Please, without the pictures, retype exactly the lines from the start of the material through the line that holds "fontsize=13, color=text_c)".

• [Recorded data]:

_____

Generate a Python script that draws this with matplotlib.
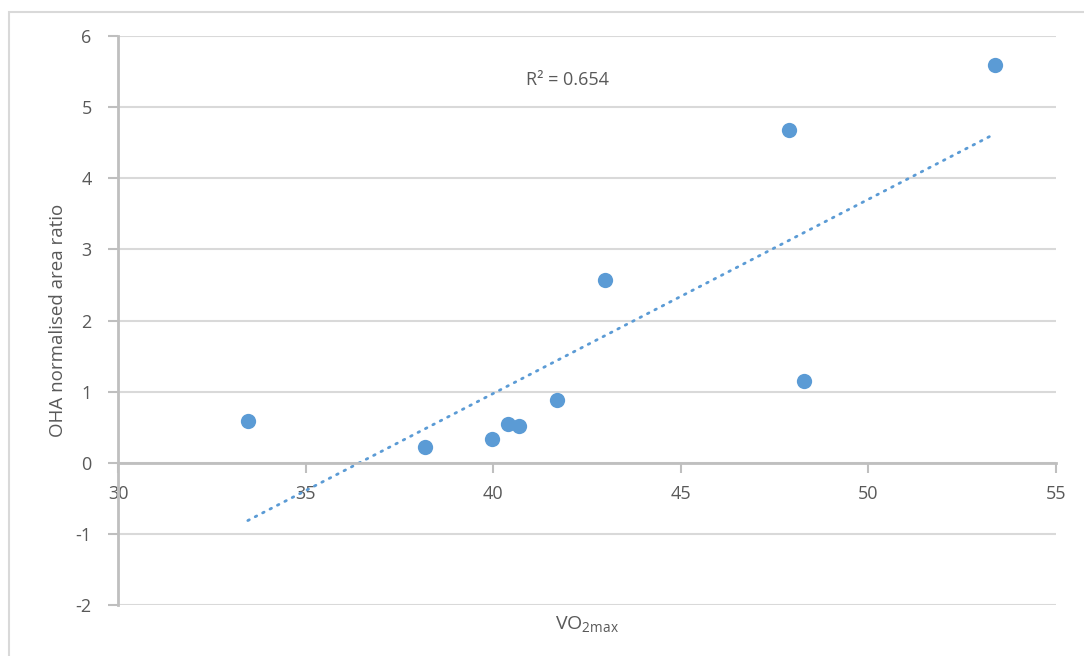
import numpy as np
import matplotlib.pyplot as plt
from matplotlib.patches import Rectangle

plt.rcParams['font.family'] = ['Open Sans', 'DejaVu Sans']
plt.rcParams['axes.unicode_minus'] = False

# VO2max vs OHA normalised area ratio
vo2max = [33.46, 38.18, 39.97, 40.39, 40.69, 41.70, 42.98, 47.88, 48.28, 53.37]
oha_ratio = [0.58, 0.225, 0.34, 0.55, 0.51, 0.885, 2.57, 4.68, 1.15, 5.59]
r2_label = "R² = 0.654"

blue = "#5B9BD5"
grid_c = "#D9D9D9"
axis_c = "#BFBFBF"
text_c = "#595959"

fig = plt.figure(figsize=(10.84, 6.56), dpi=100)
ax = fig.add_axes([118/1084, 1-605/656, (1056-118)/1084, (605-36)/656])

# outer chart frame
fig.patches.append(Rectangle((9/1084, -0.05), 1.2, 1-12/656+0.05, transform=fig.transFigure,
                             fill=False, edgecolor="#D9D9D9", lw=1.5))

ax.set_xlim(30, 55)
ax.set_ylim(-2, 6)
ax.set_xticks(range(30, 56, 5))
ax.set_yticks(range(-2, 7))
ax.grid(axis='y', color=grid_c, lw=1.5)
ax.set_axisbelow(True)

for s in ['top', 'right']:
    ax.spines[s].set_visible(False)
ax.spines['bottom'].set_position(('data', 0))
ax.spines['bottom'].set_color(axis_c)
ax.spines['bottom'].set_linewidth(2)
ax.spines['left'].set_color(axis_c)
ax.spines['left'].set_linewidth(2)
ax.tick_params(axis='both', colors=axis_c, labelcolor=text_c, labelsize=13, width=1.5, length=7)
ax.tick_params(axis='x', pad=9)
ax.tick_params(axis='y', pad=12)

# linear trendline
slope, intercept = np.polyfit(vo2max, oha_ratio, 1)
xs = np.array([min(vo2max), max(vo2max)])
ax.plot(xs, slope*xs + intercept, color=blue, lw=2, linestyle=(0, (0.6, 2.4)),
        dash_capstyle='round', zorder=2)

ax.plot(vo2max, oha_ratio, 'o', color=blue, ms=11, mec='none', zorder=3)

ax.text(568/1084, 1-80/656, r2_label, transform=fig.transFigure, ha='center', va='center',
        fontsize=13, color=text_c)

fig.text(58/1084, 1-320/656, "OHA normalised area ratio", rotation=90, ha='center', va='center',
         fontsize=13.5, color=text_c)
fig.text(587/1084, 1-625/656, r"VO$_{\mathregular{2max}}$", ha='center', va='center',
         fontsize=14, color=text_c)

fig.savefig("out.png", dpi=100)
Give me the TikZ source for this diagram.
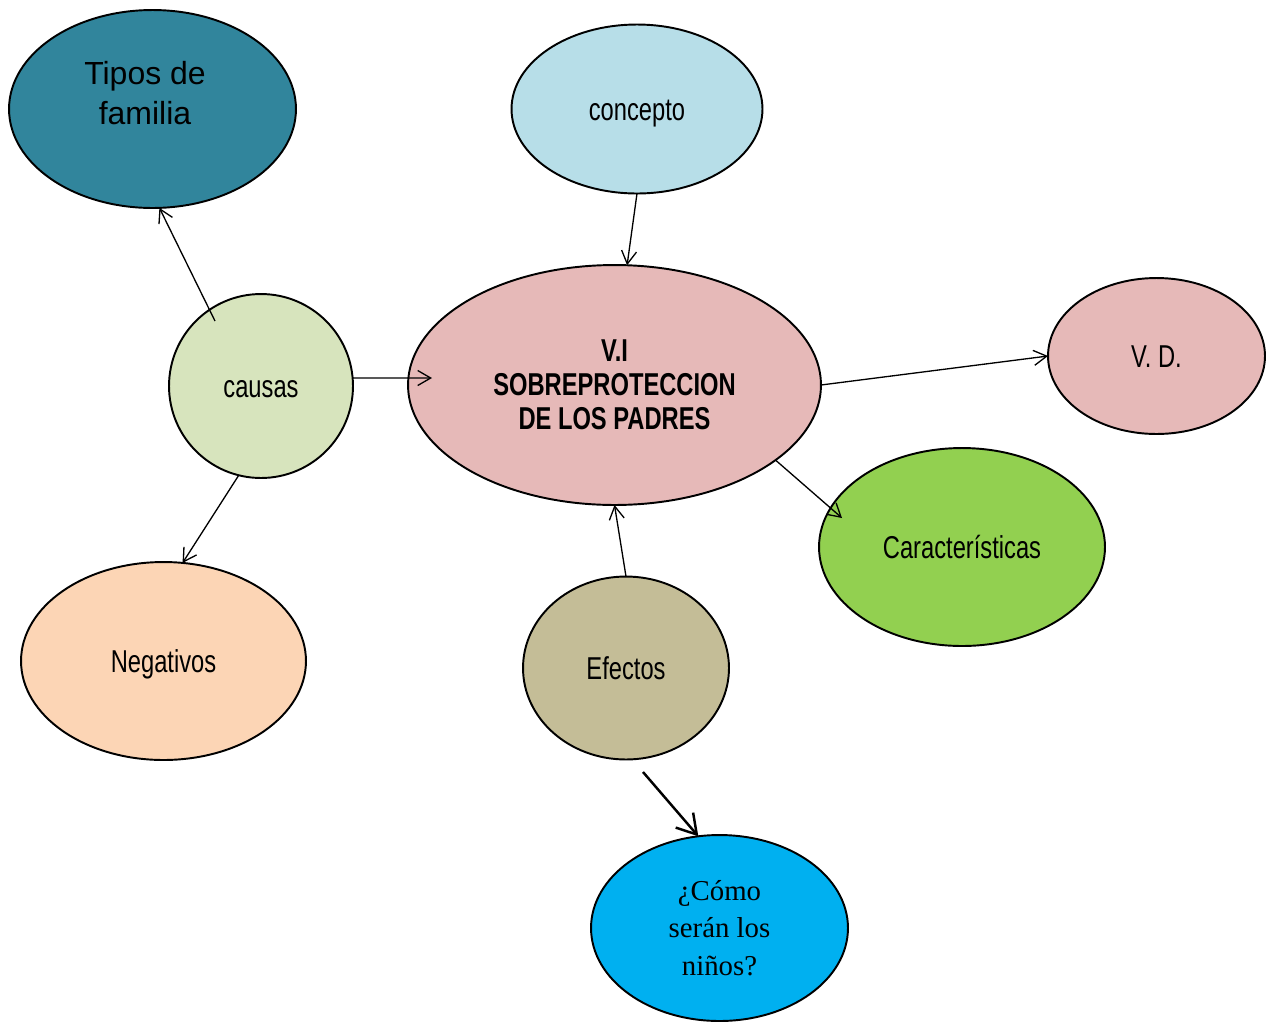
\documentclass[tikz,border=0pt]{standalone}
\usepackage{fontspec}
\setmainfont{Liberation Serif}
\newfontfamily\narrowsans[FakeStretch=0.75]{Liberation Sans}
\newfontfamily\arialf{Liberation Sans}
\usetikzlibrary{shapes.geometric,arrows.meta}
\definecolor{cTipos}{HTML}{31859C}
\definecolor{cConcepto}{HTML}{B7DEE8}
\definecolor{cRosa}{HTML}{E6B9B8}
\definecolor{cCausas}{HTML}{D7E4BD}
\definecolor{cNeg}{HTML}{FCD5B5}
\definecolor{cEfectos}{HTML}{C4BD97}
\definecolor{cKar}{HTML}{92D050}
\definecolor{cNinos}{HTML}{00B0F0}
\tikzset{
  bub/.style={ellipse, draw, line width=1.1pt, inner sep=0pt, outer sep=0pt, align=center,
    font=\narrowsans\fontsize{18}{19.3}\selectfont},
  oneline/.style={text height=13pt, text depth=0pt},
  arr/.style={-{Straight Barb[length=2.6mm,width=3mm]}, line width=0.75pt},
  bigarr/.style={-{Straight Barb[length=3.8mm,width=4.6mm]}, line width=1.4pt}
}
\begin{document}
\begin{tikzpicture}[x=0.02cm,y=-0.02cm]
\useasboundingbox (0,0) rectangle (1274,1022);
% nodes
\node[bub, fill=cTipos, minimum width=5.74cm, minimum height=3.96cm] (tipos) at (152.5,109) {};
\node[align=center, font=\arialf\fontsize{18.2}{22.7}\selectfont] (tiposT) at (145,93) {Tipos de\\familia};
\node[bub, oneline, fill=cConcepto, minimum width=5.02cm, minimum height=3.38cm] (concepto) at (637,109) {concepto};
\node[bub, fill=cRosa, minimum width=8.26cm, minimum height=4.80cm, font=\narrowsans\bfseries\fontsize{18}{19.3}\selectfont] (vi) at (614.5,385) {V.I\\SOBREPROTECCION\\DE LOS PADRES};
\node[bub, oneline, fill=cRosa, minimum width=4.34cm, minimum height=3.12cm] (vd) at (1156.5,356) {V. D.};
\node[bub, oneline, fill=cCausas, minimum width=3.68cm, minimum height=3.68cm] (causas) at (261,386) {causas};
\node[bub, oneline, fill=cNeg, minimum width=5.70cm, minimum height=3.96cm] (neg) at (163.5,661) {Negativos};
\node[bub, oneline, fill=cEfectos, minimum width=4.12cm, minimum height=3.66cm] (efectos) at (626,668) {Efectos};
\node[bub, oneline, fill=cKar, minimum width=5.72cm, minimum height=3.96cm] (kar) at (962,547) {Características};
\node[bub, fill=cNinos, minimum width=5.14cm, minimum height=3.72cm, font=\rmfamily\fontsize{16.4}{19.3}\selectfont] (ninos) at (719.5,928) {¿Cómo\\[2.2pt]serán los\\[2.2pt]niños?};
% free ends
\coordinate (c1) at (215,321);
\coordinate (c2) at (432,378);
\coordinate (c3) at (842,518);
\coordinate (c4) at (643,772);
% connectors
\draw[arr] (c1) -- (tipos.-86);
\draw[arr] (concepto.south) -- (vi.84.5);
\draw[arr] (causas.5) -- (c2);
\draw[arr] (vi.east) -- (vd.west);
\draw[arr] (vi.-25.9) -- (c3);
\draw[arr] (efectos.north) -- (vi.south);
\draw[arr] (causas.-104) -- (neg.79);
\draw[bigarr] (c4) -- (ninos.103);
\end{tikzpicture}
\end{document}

_____

• [Full solution]:
Generate a Python script that draws this with matplotlib.
import numpy as np
import matplotlib.pyplot as plt
from matplotlib.patches import Rectangle

plt.rcParams['font.family'] = ['Open Sans', 'DejaVu Sans']
plt.rcParams['axes.unicode_minus'] = False

# VO2max vs OHA normalised area ratio
vo2max = [33.46, 38.18, 39.97, 40.39, 40.69, 41.70, 42.98, 47.88, 48.28, 53.37]
oha_ratio = [0.58, 0.225, 0.34, 0.55, 0.51, 0.885, 2.57, 4.68, 1.15, 5.59]
r2_label = "R² = 0.654"

blue = "#5B9BD5"
grid_c = "#D9D9D9"
axis_c = "#BFBFBF"
text_c = "#595959"

fig = plt.figure(figsize=(10.84, 6.56), dpi=100)
ax = fig.add_axes([118/1084, 1-605/656, (1056-118)/1084, (605-36)/656])

# outer chart frame
fig.patches.append(Rectangle((9/1084, -0.05), 1.2, 1-12/656+0.05, transform=fig.transFigure,
                             fill=False, edgecolor="#D9D9D9", lw=1.5))

ax.set_xlim(30, 55)
ax.set_ylim(-2, 6)
ax.set_xticks(range(30, 56, 5))
ax.set_yticks(range(-2, 7))
ax.grid(axis='y', color=grid_c, lw=1.5)
ax.set_axisbelow(True)

for s in ['top', 'right']:
    ax.spines[s].set_visible(False)
ax.spines['bottom'].set_position(('data', 0))
ax.spines['bottom'].set_color(axis_c)
ax.spines['bottom'].set_linewidth(2)
ax.spines['left'].set_color(axis_c)
ax.spines['left'].set_linewidth(2)
ax.tick_params(axis='both', colors=axis_c, labelcolor=text_c, labelsize=13, width=1.5, length=7)
ax.tick_params(axis='x', pad=9)
ax.tick_params(axis='y', pad=12)

# linear trendline
slope, intercept = np.polyfit(vo2max, oha_ratio, 1)
xs = np.array([min(vo2max), max(vo2max)])
ax.plot(xs, slope*xs + intercept, color=blue, lw=2, linestyle=(0, (0.6, 2.4)),
        dash_capstyle='round', zorder=2)

ax.plot(vo2max, oha_ratio, 'o', color=blue, ms=11, mec='none', zorder=3)

ax.text(568/1084, 1-80/656, r2_label, transform=fig.transFigure, ha='center', va='center',
        fontsize=13, color=text_c)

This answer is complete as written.